» SHORT TASK
Your task is to reproduce, verbatim and without pictures, the lines from the opening of the listing through the line containing "return 1 - y / H".

» GIVEN MATERIAL
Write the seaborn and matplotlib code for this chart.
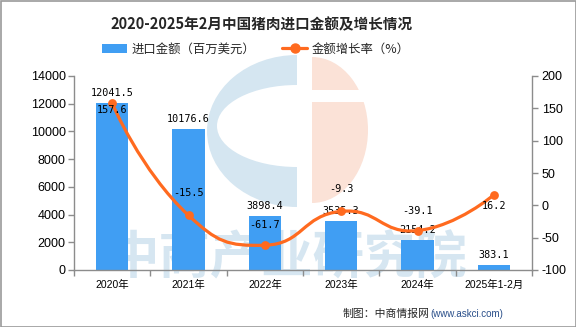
import numpy as np
import pandas as pd
import matplotlib
matplotlib.use("Agg")
import matplotlib.pyplot as plt
import seaborn as sns
from matplotlib.path import Path
from matplotlib.patches import PathPatch, Patch, Rectangle, Ellipse
from matplotlib.lines import Line2D
from matplotlib.transforms import Affine2D

# ---------------- data ----------------
categories = ["2020年", "2021年", "2022年", "2023年", "2024年", "2025年1-2月"]
import_value = [12041.5, 10176.6, 3898.4, 3535.3, 2154.2, 383.1]
growth_rate = [157.6, -15.5, -61.7, -9.3, -39.1, 16.2]
title = "2020-2025年2月中国猪肉进口金额及增长情况"
bar_name = "进口金额（百万美元）"
line_name = "金额增长率（%）"
left_ticks = [0, 2000, 4000, 6000, 8000, 10000, 12000, 14000]
right_ticks = [-100, -50, 0, 50, 100, 150, 200]

# ---------------- style ----------------
sns.set_style("white")
plt.rcParams["font.family"] = ["Noto Sans CJK SC", "DejaVu Sans"]
BAR_C = "#409EF3"
LINE_C = "#FF6A1F"
AX_C = "#8c8c8c"
W, H = 576, 327

fig = plt.figure(figsize=(W / 100, H / 100), dpi=100)
fig.patch.set_facecolor("white")

def fx(x):
    return x / W

def fy(y):
    return 1 - y / H

# pixel-space transform (y from top)
pix = Affine2D().scale(1, -1).translate(0, H)

# ---- background logo watermark ----
blue_wm = "#d5e6f1"
orange_wm = "#fbe2d7"
clip_left = Rectangle((150, 0), 147, H, transform=pix)
clip_right = Rectangle((312, 0), 120, H, transform=pix)
fig.add_artist(clip_left)
fig.add_artist(clip_right)
clip_left.set_visible(False)
clip_right.set_visible(False)
e1 = Ellipse((297, 131), 180, 152, facecolor=blue_wm, edgecolor="none",
             transform=pix, zorder=-3)
e2 = Ellipse((297, 126), 160, 82, facecolor="white", edgecolor="none",
             transform=pix, zorder=-2.9)
e3 = Ellipse((312, 130), 112, 146, facecolor=orange_wm, edgecolor="none",
             transform=pix, zorder=-3)
for art, clip in [(e1, clip_left), (e2, clip_left), (e3, clip_right)]:
    fig.add_artist(art)
    art.set_clip_path(clip)
fig.add_artist(Rectangle((312, 90), 60, 12, facecolor="white", edgecolor="none",
                         transform=pix, zorder=-2.8))
fig.text(fx(287), fy(257), "中商产业研究院", fontsize=37, fontweight="bold",
         color="#d6e6f1", ha="center", va="center", zorder=-2.5)

# ---------------- axes ----------------
ax = fig.add_axes([fx(74), fy(270), fx(532) - fx(74), fy(76) - fy(270)])
ax.patch.set_alpha(0)
df = pd.DataFrame({"cat": categories, "val": import_value})
sns.barplot(data=df, x="cat", y="val", ax=ax, color=BAR_C, saturation=1,
            width=0.42, linewidth=0, zorder=2)
ax.set_xlim(-0.5, len(categories) - 0.5)
ax.set_ylim(0, 14000)
ax.set_xlabel("")
ax.set_ylabel("")
ax.set_yticks(left_ticks)
ax.set_yticklabels([str(t) for t in left_ticks], fontfamily="Liberation Sans", fontsize=9)
ax.tick_params(axis="y", length=4, color=AX_C, width=1, pad=2, labelcolor="black", left=True)
pos = np.arange(len(categories))
ax.set_xticks(pos)
ax.set_xticklabels(categories, fontfamily=["Liberation Sans", "Noto Sans CJK SC"], fontsize=7.5)
ax.set_xticks(np.arange(len(categories) + 1) - 0.5, minor=True)
ax.tick_params(axis="x", which="major", length=0, pad=7, labelcolor="black")
ax.tick_params(axis="x", which="minor", length=4, color=AX_C, width=1, bottom=True)
for s in ["top", "right"]:
    ax.spines[s].set_visible(False)
for s in ["left", "bottom"]:
    ax.spines[s].set_color(AX_C)
    ax.spines[s].set_linewidth(1)
ax.grid(False)

for i, v in enumerate(import_value):
    ax.annotate(f"{v:.1f}", (i, v), xytext=(0, 7.3), textcoords="offset points",
                ha="center", va="center", fontsize=7.3, fontfamily="DejaVu Sans Mono",
                color="black", zorder=5)

ax2 = ax.twinx()
ax2.set_ylim(-100, 200)
ax2.set_yticks(right_ticks)
ax2.set_yticklabels([str(t) for t in right_ticks], fontfamily="Liberation Sans", fontsize=9)
ax2.tick_params(axis="y", length=4, color=AX_C, width=1, pad=3, labelcolor="black", right=True)
for s in ["top", "left", "bottom"]:
    ax2.spines[s].set_visible(False)
ax2.spines["right"].set_color(AX_C)
ax2.spines["right"].set_linewidth(1)
ax2.grid(False)

# smooth curve (ECharts-like bezier, smooth = 0.5) computed in pixel-proportional space
sx = (532 - 74) / len(categories)
sy = 194 / 300
P = np.column_stack([pos * sx, np.array(growth_rate) * sy])
n = len(P)
smooth = 0.5
verts = [P[0]]
codes = [Path.MOVETO]
cp0 = P[0].copy()
for i in range(1, n):
    p = P[i]
    if i < n - 1:
        v = P[i + 1] - P[i - 1]
        d0 = np.linalg.norm(P[i] - P[i - 1])
        d1 = np.linalg.norm(P[i + 1] - P[i])
        r = d1 / (d0 + d1)
        cp1 = p - v * smooth * (1 - r)
        nxt = p + v * smooth * r
    else:
        cp1 = p.copy()
        nxt = p.copy()
    verts += [cp0, cp1, p]
    codes += [Path.CURVE4] * 3
    cp0 = nxt
verts = np.array(verts) / np.array([sx, sy])
ax2.add_patch(PathPatch(Path(verts, codes), facecolor="none", edgecolor=LINE_C,
                        lw=2.3, zorder=3, capstyle="round"))
sns.scatterplot(x=pos, y=growth_rate, ax=ax2, color=LINE_C, s=40, linewidth=0, zorder=4,
                legend=False)

label_dy = [-4.5, 16, 14.5, 16, 14, -8]
for i, v in enumerate(growth_rate):
    ax2.annotate(f"{v:.1f}", (i, v), xytext=(0, label_dy[i]), textcoords="offset points",
                 ha="center", va="center", fontsize=7.3, fontfamily="DejaVu Sans Mono",
                 color="black", zorder=6)

# ---------------- title / legend / footer ----------------
fig.text(fx(262), fy(24), title, fontsize=10.5, fontweight="bold", ha="center", va="center")
handles = [Patch(facecolor=BAR_C, edgecolor="none"),
           Line2D([0], [0], color=LINE_C, lw=2.3, marker="o", markersize=6.5)]
fig.legend(handles, [bar_name, line_name], loc="center", ncol=2, frameon=False,
           bbox_to_anchor=(fx(256), fy(49)), fontsize=8.9, handlelength=2.0,
           handleheight=0.75, handletextpad=0.35, columnspacing=2.2, borderpad=0)
fig.text(fx(430), fy(314), "制图：中商情报网", fontsize=7.8, ha="right", va="center")
fig.text(fx(430), fy(314), "(www.askci.com)", fontsize=7, ha="left", va="center",
         color="#2a4f8a", fontfamily="Liberation Sans")

fig.add_artist(Rectangle((0.5, 0.5), W - 1, H - 1, transform=pix, fill=False,
                         edgecolor="#9a9a9a", lw=1.2, zorder=10))

fig.savefig("out.png", dpi=100)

» ANSWER IN FULL
Write the seaborn and matplotlib code for this chart.
import numpy as np
import pandas as pd
import matplotlib
matplotlib.use("Agg")
import matplotlib.pyplot as plt
import seaborn as sns
from matplotlib.path import Path
from matplotlib.patches import PathPatch, Patch, Rectangle, Ellipse
from matplotlib.lines import Line2D
from matplotlib.transforms import Affine2D

# ---------------- data ----------------
categories = ["2020年", "2021年", "2022年", "2023年", "2024年", "2025年1-2月"]
import_value = [12041.5, 10176.6, 3898.4, 3535.3, 2154.2, 383.1]
growth_rate = [157.6, -15.5, -61.7, -9.3, -39.1, 16.2]
title = "2020-2025年2月中国猪肉进口金额及增长情况"
bar_name = "进口金额（百万美元）"
line_name = "金额增长率（%）"
left_ticks = [0, 2000, 4000, 6000, 8000, 10000, 12000, 14000]
right_ticks = [-100, -50, 0, 50, 100, 150, 200]

# ---------------- style ----------------
sns.set_style("white")
plt.rcParams["font.family"] = ["Noto Sans CJK SC", "DejaVu Sans"]
BAR_C = "#409EF3"
LINE_C = "#FF6A1F"
AX_C = "#8c8c8c"
W, H = 576, 327

fig = plt.figure(figsize=(W / 100, H / 100), dpi=100)
fig.patch.set_facecolor("white")

def fx(x):
    return x / W

def fy(y):
    return 1 - y / H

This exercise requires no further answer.